I suffer from an affliction that is rarely cured. Actually I'm not sure if I actually suffer from it, but it does plague me. It's officially defined as "averse or disinclined to work, activity, or exertion; indolent." If you move more into the realm of the seven deadly sins, it is described as "habitual disinclination to exertion; indolence; laziness."

This week I have found a cure. It's called Work. I know that some of you out there cannot imagine whiling away hours reading, watching television, surfing the net or talking on the phone, but I also know that many of you fight the inertia of inactivity as much as I do.

Heather left a comment asking if I had shared about my very part-time job. I think that I might have, but I can elaborate.
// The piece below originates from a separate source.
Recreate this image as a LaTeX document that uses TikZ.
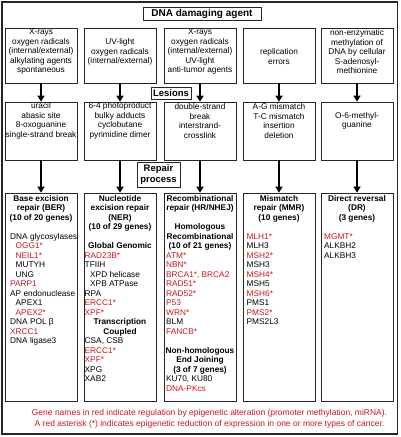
\documentclass[tikz,border=0pt]{standalone}
\usepackage{fontspec}
\setmainfont{Liberation Sans}
\usetikzlibrary{arrows.meta}
\definecolor{genered}{RGB}{200,22,32}
\tikzset{
  box/.style={draw=black!85, line width=0.7pt, minimum width=72pt, inner sep=0pt},
  headbox/.style={draw=black!85, line width=1pt, inner sep=0pt, align=center, font=\fontsize{9.5}{10.5}\selectfont\bfseries},
  txt/.style={align=center, inner sep=0pt, font=\fontsize{8.3}{9.5}\selectfont},
  head/.style={align=center, anchor=base, inner sep=0pt, font=\fontsize{8.3}{9.5}\selectfont\bfseries},
  list/.style={align=left, anchor=base west, inner sep=0pt, font=\fontsize{8.3}{9.5}\selectfont},
  arr/.style={-{Triangle[width=7pt,length=6pt]}, line width=1.5pt},
}
\newcommand{\rd}[1]{\textcolor{genered}{#1}}
\newcommand{\ind}{\hspace*{5.5pt}}
\begin{document}
\begin{tikzpicture}[x=1pt,y=-1pt]
\useasboundingbox (0,0) rectangle (400,437);
\draw[line width=1.2pt, black!85] (2,2) rectangle (397.5,434);
\node[headbox, minimum width=118pt, minimum height=13pt, font=\fontsize{10}{11}\selectfont\bfseries] (dmg) at (202,13.5) {DNA damaging agent};
\node[headbox, minimum width=40pt, minimum height=12pt] (les) at (171,93) {Lesions};
\node[headbox, minimum width=43pt, minimum height=25pt] (rep) at (158.5,174.5) {Repair\\process};
\foreach \n/\x in {1/41,2/120,3/200,4/279,5/357} {
  \node[box, minimum height=55pt] (a\n) at (\x,55.5) {};
  \node[box, minimum height=58pt] (l\n) at (\x,131) {};
  \node[box, minimum height=208.5pt] (r\n) at (\x,297.25) {};
  \draw[arr] (a\n) -- (l\n);
  \draw[arr] (l\n) -- (r\n);
}
\node[txt] (at1) at (41,52) {X-rays\\oxygen radicals\\(internal/external)\\alkylating agents\\spontaneous};
\node[txt] (at2) at (120,52) {UV-light\\oxygen radicals\\(internal/external)};
\node[txt] (at3) at (200,52) {X-rays\\oxygen radicals\\(internal/external)\\UV-light\\anti-tumor agents};
\node[txt] (at4) at (279,56.5) {replication\\errors};
\node[txt] (at5) at (357,52) {non-enzymatic\\methylation of\\DNA by cellular\\S-adenosyl-\\methionine};
\node[txt] (lt1) at (41,121) {uracil\\abasic site\\8-oxoguanine\\single-strand break};
\node[txt] (lt2) at (120,121) {6-4 photoproduct\\bulky adducts\\cyclobutane\\pyrimidine dimer};
\node[txt] (lt3) at (200,121) {double-strand\\break\\interstrand-\\crosslink};
\node[txt] (lt4) at (279,121) {A-G mismatch\\T-C mismatch\\insertion\\deletion};
\node[txt] (lt5) at (357,121) {O-6-methyl-\\guanine};
\node[head] (h1) at (41,220) {Base excision\\repair (BER)\\(10 of 20 genes)};
\node[list] (g1) at (10,343.5) {DNA glycosylases\\\ind\rd{OGG1*}\\\ind\rd{NEIL1*}\\\ind MUTYH\\\ind UNG\\\rd{PARP1}\\AP endonuclease\\\ind APEX1\\\ind\rd{APEX2*}\\DNA POL β\\\rd{XRCC1}\\DNA ligase3};
\node[head] (h2) at (120,229.5) {Nucleotide\\excision repair\\(NER)\\(10 of 29 genes)};
\node[head] (h2a) at (120,248.5) {Global Genomic};
\node[list] (g2a) at (84.5,315) {\rd{RAD23B*}\\TFIIH\\\ind XPD helicase\\\ind XPB ATPase\\RPA\\\rd{ERCC1*}\\\rd{XPF*}};
\node[head] (h2b) at (120,334) {Transcription\\Coupled};
\node[list] (g2b) at (84.5,381.5) {CSA, CSB\\\rd{ERCC1*}\\\rd{XPF*}\\XPG\\XAB2};
\node[head] (h3) at (200,210.5) {Recombinational\\repair (HR/NHEJ)};
\node[head] (h3a) at (200,248.5) {Homologous\\Recombinational\\(10 of 21 genes)};
\node[list] (g3a) at (166,334) {\rd{ATM*}\\\rd{NBN*}\\\rd{BRCA1*, BRCA2}\\\rd{RAD51*}\\\rd{RAD52*}\\\rd{P53}\\\rd{WRN*}\\BLM\\\rd{FANCB*}};
\node[head] (h3b) at (200,372) {Non-homologous\\End Joining\\(3 of 7 genes)};
\node[list] (g3b) at (166,391) {KU70, KU80\\\rd{DNA-PKcs}};
\node[head] (h4) at (279,220) {Mismatch\\repair (MMR)\\(10 genes)};
\node[list] (g4) at (246.5,324.5) {\rd{MLH1*}\\MLH3\\\rd{MSH2*}\\MSH3\\\rd{MSH4*}\\MSH5\\\rd{MSH6*}\\PMS1\\\rd{PMS2*}\\PMS2L3};
\node[head] (h5) at (357,220) {Direct reversal\\(DR)\\(3 genes)};
\node[list] (g5) at (324,258) {\rd{MGMT*}\\ALKBH2\\ALKBH3};
\node[txt, text=genered, font=\fontsize{8.5}{11}\selectfont] (note) at (209.5,418.5) {Gene names in red indicate regulation by epigenetic alteration (promoter methylation, miRNA).\\A red asterisk (*) indicates epigenetic reduction of expression in one or more types of cancer.};
\end{tikzpicture}
\end{document}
One day a week while Kyle is at preschool, I go to someone's home as her personal assistant. I inherited this job from my friend who moved, because I had come on when things were busy to help out last year around this time. I work about four hours on site, and then I bring home anywhere between one and four hours of work (placing orders, making phone calls, updating Christmas address lists). However, with it being Christmastime, my hours have doubled. I also spend at least a couple of hours a week on 5 Minutes for Mom tasks. Part of the problem with this work from home is that it looks to others, and feels to me, much like my normal lazy surfing.

This week has been busy. I don't generally like busy, because while I have gotten a lot done, it also leaves a lot undone, around the house in particular. However, an odd thing happened this week. Because I've been working so hard on different projects, I've also taken advantages of pockets of time to declutter an area here or there, run the vacuum upstairs, and put away the dishes.
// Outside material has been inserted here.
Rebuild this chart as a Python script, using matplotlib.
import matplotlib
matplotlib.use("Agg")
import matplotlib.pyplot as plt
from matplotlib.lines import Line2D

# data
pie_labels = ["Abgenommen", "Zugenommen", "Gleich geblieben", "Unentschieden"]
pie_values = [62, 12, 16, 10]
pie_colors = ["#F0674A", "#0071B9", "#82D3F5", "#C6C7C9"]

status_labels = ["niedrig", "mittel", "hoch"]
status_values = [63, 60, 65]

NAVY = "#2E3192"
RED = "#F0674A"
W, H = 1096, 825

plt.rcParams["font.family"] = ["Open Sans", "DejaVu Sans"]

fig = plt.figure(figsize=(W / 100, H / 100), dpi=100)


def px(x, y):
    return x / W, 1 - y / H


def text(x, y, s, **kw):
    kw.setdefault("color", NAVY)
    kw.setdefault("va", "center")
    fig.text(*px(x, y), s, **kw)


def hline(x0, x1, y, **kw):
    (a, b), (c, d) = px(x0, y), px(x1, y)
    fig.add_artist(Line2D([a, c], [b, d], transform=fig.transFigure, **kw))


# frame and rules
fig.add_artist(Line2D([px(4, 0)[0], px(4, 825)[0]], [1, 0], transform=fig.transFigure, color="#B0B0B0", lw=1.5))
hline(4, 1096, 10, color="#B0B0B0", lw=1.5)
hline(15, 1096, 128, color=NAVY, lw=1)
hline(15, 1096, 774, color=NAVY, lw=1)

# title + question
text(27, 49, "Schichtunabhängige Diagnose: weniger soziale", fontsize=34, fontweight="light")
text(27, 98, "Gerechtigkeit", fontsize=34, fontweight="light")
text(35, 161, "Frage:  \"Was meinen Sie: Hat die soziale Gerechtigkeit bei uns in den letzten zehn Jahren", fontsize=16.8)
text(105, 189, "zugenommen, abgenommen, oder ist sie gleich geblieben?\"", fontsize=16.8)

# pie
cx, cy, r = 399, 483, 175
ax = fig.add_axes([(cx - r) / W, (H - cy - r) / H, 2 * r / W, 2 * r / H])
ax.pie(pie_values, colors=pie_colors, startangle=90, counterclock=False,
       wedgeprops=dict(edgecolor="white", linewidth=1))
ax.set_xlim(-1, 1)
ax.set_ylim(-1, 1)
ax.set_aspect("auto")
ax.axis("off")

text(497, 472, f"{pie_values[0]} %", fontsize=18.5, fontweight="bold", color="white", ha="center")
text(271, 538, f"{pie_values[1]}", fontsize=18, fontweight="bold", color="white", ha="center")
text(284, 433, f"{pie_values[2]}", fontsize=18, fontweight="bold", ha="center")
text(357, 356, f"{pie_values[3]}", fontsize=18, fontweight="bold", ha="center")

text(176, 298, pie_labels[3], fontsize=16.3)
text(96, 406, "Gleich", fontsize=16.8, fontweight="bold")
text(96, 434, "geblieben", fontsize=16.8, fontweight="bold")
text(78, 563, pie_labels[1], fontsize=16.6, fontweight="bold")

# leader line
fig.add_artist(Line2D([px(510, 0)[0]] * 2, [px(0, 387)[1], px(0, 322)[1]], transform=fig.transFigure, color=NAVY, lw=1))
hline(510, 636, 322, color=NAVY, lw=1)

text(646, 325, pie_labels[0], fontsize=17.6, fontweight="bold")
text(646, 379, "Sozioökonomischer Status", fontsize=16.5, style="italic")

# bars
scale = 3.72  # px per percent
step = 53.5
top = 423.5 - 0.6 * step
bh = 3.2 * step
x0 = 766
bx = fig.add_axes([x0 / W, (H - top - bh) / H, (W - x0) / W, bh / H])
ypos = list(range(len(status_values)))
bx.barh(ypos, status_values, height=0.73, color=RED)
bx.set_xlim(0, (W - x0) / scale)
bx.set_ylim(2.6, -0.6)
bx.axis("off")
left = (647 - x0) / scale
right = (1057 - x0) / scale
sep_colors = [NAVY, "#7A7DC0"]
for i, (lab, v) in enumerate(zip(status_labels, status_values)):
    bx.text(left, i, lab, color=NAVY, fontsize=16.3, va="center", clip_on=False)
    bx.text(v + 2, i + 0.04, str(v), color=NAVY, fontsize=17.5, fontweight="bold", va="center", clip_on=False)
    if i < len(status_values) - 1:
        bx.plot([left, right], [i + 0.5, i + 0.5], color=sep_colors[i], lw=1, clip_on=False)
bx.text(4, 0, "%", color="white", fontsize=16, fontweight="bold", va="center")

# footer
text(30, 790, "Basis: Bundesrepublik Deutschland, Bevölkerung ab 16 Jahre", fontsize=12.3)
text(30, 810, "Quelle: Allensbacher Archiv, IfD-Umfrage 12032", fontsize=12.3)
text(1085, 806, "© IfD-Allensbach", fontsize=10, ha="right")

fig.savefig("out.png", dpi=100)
Who would imagine that hard work could slay laziness?

This year in October when my schedule seemed to be filling up, I began to entertain the idea of quitting this job after Christmas. After all, we don't need the money. It's really just a fun diversion for me and an opportunity to contribute a bit to the household budget, specifically for extras. It does leave me less time to reach out to others and spend time with them, and leaves me less time for freelance writing which I'm trying to pursue. It would be easy for me to justify that choice. While not wrong in itself, I think that it's just the medicine I need to treat my chronic condition. Having one day set aside for work outside the home (and several hours throughout the week) causes me to make the most of the rest of the hours in my week and examine how I am using my time.

I certainly do not think that every woman must contribute financially to the home, but I do think that we should use our gifts and our time wisely to the betterment of ourselves and our families.

The Perfect Woman as described in Proverbs 31

13 She selects wool and flax
and works with eager hands.

14 She is like the merchant ships,
bringing her food from afar.

15 She gets up while it is still dark;
she provides food for her family
and portions for her servant girls.

16 She considers a field and buys it;
out of her earnings she plants a vineyard.

17 She sets about her work vigorously;
her arms are strong for her tasks.

18 She sees that her trading is profitable,
and her lamp does not go out at night.

19 In her hand she holds the distaff
and grasps the spindle with her fingers.

27 She watches over the affairs of her household
and does not eat the bread of idleness.


Stephanie said...

I think I suffer from the same disease. My cure for this month was my mom coming to stay with us for a week. Nothing like your mother coming to get you to clean house!! Now if I can just find a cure for December - without having to resort to houseguests.

Andrea said...

Greetings from your professional part-time job predecessor...the forerunner of your P.A. path. Might I speak for those of us whom suffer from the antithesis of your affliction - those suffering from a rarely cured disease of never knowing when to say no? I commend your focus on Proverbs 31. Wherever we are on the scale of busyness, I think we can see that the Virtuous Woman must have maintained some sort of balance. We have to examine our family's needs and evaluate how much time we need to spend on them versus ourselves and other venues that take our time. Balance...hmmm. Sounds good. Now I have to go do some things.

Lindsey @ Enjoythejourney said...

I hear you...

I'm working on freelancing more myself, and it is a catch 22. I love the extra income, but it is taking more out of my time than I originally anticipated. As I try to build a bigger/better resume, I need to put more time into it.